▶ _Written instruction_:
Return the material word for word. Do not include the pictures.
** start Data excerpt **
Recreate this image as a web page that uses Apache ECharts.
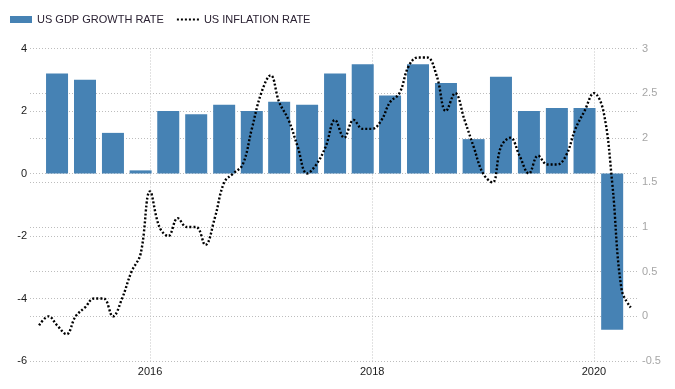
<!DOCTYPE html>
<html>
<head>
<meta charset="utf-8">
<script src="https://cdn.jsdelivr.net/npm/echarts@6/dist/echarts.min.js"></script>
<style>
html,body{margin:0;padding:0;background:#fff;}
#chart{width:675px;height:389px;}
</style>
</head>
<body>
<div id="chart"></div>
<script>
// ---- data ----
const gdpDates = [
  '2015-03-01','2015-06-01','2015-09-01','2015-12-01',
  '2016-03-01','2016-06-01','2016-09-01','2016-12-01',
  '2017-03-01','2017-06-01','2017-09-01','2017-12-01',
  '2018-03-01','2018-06-01','2018-09-01','2018-12-01',
  '2019-03-01','2019-06-01','2019-09-01','2019-12-01',
  '2020-03-01'
];
const gdpGrowth = [
  3.2, 3.0, 1.3, 0.1,
  2.0, 1.9, 2.2, 2.0,
  2.3, 2.2, 3.2, 3.5,
  2.5, 3.5, 2.9, 1.1,
  3.1, 2.0, 2.1, 2.1,
  -5.0
];
const inflationStartYear = 2015;
const inflationRate = [
  -0.1, 0.0, -0.1, -0.2, 0.0, 0.1, 0.2, 0.2, 0.0, 0.2, 0.5, 0.7,
  1.4, 1.0, 0.9, 1.1, 1.0, 1.0, 0.8, 1.1, 1.5, 1.6, 1.7, 2.1,
  2.5, 2.7, 2.4, 2.2, 1.9, 1.6, 1.7, 1.9, 2.2, 2.0, 2.2, 2.1,
  2.1, 2.2, 2.4, 2.5, 2.8, 2.9, 2.9, 2.7, 2.3, 2.5, 2.2, 1.9,
  1.6, 1.5, 1.9, 2.0, 1.8, 1.6, 1.8, 1.7, 1.7, 1.8, 2.1, 2.3,
  2.5, 2.3, 1.5, 0.3, 0.1
];
const xTickLabels = ['2016', '2018', '2020'];
const seriesNames = ['US GDP GROWTH RATE', 'US INFLATION RATE'];
const xRange = ['2014-12-02', '2020-05-25'];

// ---- build ----
function ts(s) {
  const p = s.split('-').map(Number);
  return new Date(p[0], p[1] - 1, p[2]).getTime();
}
const inflationDates = inflationRate.map((v, i) => {
  const y = inflationStartYear + Math.floor(i / 12);
  const m = (i % 12) + 1;
  return y + '-' + m + '-1';
});
const xTickValues = xTickLabels.map(y => ts(y + '-1-1'));

const font = 'Liberation Sans';
const chart = echarts.init(document.getElementById('chart'), null, {renderer: 'canvas'});
chart.setOption({
  backgroundColor: '#ffffff',
  animation: false,
  textStyle: {fontFamily: font},
  legend: {
    left: 5, top: 9,
    itemWidth: 22, itemHeight: 7, itemGap: 12,
    textStyle: {fontFamily: font, fontSize: 11, color: '#2b2233'},
    data: [
      {name: seriesNames[0], icon: 'rect'},
      {name: seriesNames[1], itemStyle: {opacity: 0}}
    ]
  },
  grid: {left: 30, right: 37, top: 48.5, bottom: 28, outerBoundsMode: 'none', containLabel: false},
  xAxis: {
    type: 'value',
    min: ts(xRange[0]),
    max: ts(xRange[1]),
    axisLine: {show: false},
    axisTick: {show: false, customValues: xTickValues},
    axisLabel: {
      customValues: xTickValues,
      formatter: v => String(new Date(v).getFullYear()),
      color: '#1a1a1a', fontSize: 11, margin: 5, fontFamily: font
    },
    splitLine: {show: true, lineStyle: {type: [1, 2], color: '#c4c4c4', width: 1}}
  },
  yAxis: [
    {
      type: 'value', min: -6, max: 4, interval: 2, position: 'left',
      axisLine: {show: false}, axisTick: {show: false},
      axisLabel: {color: '#1a1a1a', fontSize: 11, margin: 3, fontFamily: font},
      splitLine: {lineStyle: {type: [1, 2], color: '#bdbdbd', width: 1}}
    },
    {
      type: 'value', min: -0.5, max: 3, interval: 0.5, position: 'right',
      axisLine: {show: false}, axisTick: {show: false},
      axisLabel: {color: '#a6a6a6', fontSize: 11, margin: 4, fontFamily: font},
      splitLine: {lineStyle: {type: [1, 2], color: '#bdbdbd', width: 1}}
    }
  ],
  series: [
    {
      name: seriesNames[0],
      type: 'bar',
      yAxisIndex: 0,
      barWidth: 22,
      itemStyle: {color: '#4682b4'},
      data: gdpDates.map((d, i) => [ts(d), gdpGrowth[i]])
    },
    {
      name: seriesNames[1],
      type: 'line',
      yAxisIndex: 1,
      smooth: 0.4,
      symbol: 'none',
      z: 5,
      lineStyle: {color: '#000000', width: 2.4, type: [2, 2]},
      itemStyle: {color: '#000000'},
      data: inflationDates.map((d, i) => [ts(d), inflationRate[i]])
    }
  ]
});
</script>
</body>
</html>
** end Data excerpt **
▶ _Result below_:
Recreate this image as a web page that uses Apache ECharts.
<!DOCTYPE html>
<html>
<head>
<meta charset="utf-8">
<script src="https://cdn.jsdelivr.net/npm/echarts@6/dist/echarts.min.js"></script>
<style>
html,body{margin:0;padding:0;background:#fff;}
#chart{width:675px;height:389px;}
</style>
</head>
<body>
<div id="chart"></div>
<script>
// ---- data ----
const gdpDates = [
  '2015-03-01','2015-06-01','2015-09-01','2015-12-01',
  '2016-03-01','2016-06-01','2016-09-01','2016-12-01',
  '2017-03-01','2017-06-01','2017-09-01','2017-12-01',
  '2018-03-01','2018-06-01','2018-09-01','2018-12-01',
  '2019-03-01','2019-06-01','2019-09-01','2019-12-01',
  '2020-03-01'
];
const gdpGrowth = [
  3.2, 3.0, 1.3, 0.1,
  2.0, 1.9, 2.2, 2.0,
  2.3, 2.2, 3.2, 3.5,
  2.5, 3.5, 2.9, 1.1,
  3.1, 2.0, 2.1, 2.1,
  -5.0
];
const inflationStartYear = 2015;
const inflationRate = [
  -0.1, 0.0, -0.1, -0.2, 0.0, 0.1, 0.2, 0.2, 0.0, 0.2, 0.5, 0.7,
  1.4, 1.0, 0.9, 1.1, 1.0, 1.0, 0.8, 1.1, 1.5, 1.6, 1.7, 2.1,
  2.5, 2.7, 2.4, 2.2, 1.9, 1.6, 1.7, 1.9, 2.2, 2.0, 2.2, 2.1,
  2.1, 2.2, 2.4, 2.5, 2.8, 2.9, 2.9, 2.7, 2.3, 2.5, 2.2, 1.9,
  1.6, 1.5, 1.9, 2.0, 1.8, 1.6, 1.8, 1.7, 1.7, 1.8, 2.1, 2.3,
  2.5, 2.3, 1.5, 0.3, 0.1
];
const xTickLabels = ['2016', '2018', '2020'];
const seriesNames = ['US GDP GROWTH RATE', 'US INFLATION RATE'];
const xRange = ['2014-12-02', '2020-05-25'];

// ---- build ----
function ts(s) {
  const p = s.split('-').map(Number);
  return new Date(p[0], p[1] - 1, p[2]).getTime();
}
const inflationDates = inflationRate.map((v, i) => {
  const y = inflationStartYear + Math.floor(i / 12);
  const m = (i % 12) + 1;
  return y + '-' + m + '-1';
});
const xTickValues = xTickLabels.map(y => ts(y + '-1-1'));

const font = 'Liberation Sans';
const chart = echarts.init(document.getElementById('chart'), null, {renderer: 'canvas'});
chart.setOption({
  backgroundColor: '#ffffff',
  animation: false,
  textStyle: {fontFamily: font},
  legend: {
    left: 5, top: 9,
    itemWidth: 22, itemHeight: 7, itemGap: 12,
    textStyle: {fontFamily: font, fontSize: 11, color: '#2b2233'},
    data: [
      {name: seriesNames[0], icon: 'rect'},
      {name: seriesNames[1], itemStyle: {opacity: 0}}
    ]
  },
  grid: {left: 30, right: 37, top: 48.5, bottom: 28, outerBoundsMode: 'none', containLabel: false},
  xAxis: {
    type: 'value',
    min: ts(xRange[0]),
    max: ts(xRange[1]),
    axisLine: {show: false},
    axisTick: {show: false, customValues: xTickValues},
    axisLabel: {
      customValues: xTickValues,
      formatter: v => String(new Date(v).getFullYear()),
      color: '#1a1a1a', fontSize: 11, margin: 5, fontFamily: font
    },
    splitLine: {show: true, lineStyle: {type: [1, 2], color: '#c4c4c4', width: 1}}
  },
  yAxis: [
    {
      type: 'value', min: -6, max: 4, interval: 2, position: 'left',
      axisLine: {show: false}, axisTick: {show: false},
      axisLabel: {color: '#1a1a1a', fontSize: 11, margin: 3, fontFamily: font},
      splitLine: {lineStyle: {type: [1, 2], color: '#bdbdbd', width: 1}}
    },
    {
      type: 'value', min: -0.5, max: 3, interval: 0.5, position: 'right',
      axisLine: {show: false}, axisTick: {show: false},
      axisLabel: {color: '#a6a6a6', fontSize: 11, margin: 4, fontFamily: font},
      splitLine: {lineStyle: {type: [1, 2], color: '#bdbdbd', width: 1}}
    }
  ],
  series: [
    {
      name: seriesNames[0],
      type: 'bar',
      yAxisIndex: 0,
      barWidth: 22,
      itemStyle: {color: '#4682b4'},
      data: gdpDates.map((d, i) => [ts(d), gdpGrowth[i]])
    },
    {
      name: seriesNames[1],
      type: 'line',
      yAxisIndex: 1,
      smooth: 0.4,
      symbol: 'none',
      z: 5,
      lineStyle: {color: '#000000', width: 2.4, type: [2, 2]},
      itemStyle: {color: '#000000'},
      data: inflationDates.map((d, i) => [ts(d), inflationRate[i]])
    }
  ]
});
</script>
</body>
</html>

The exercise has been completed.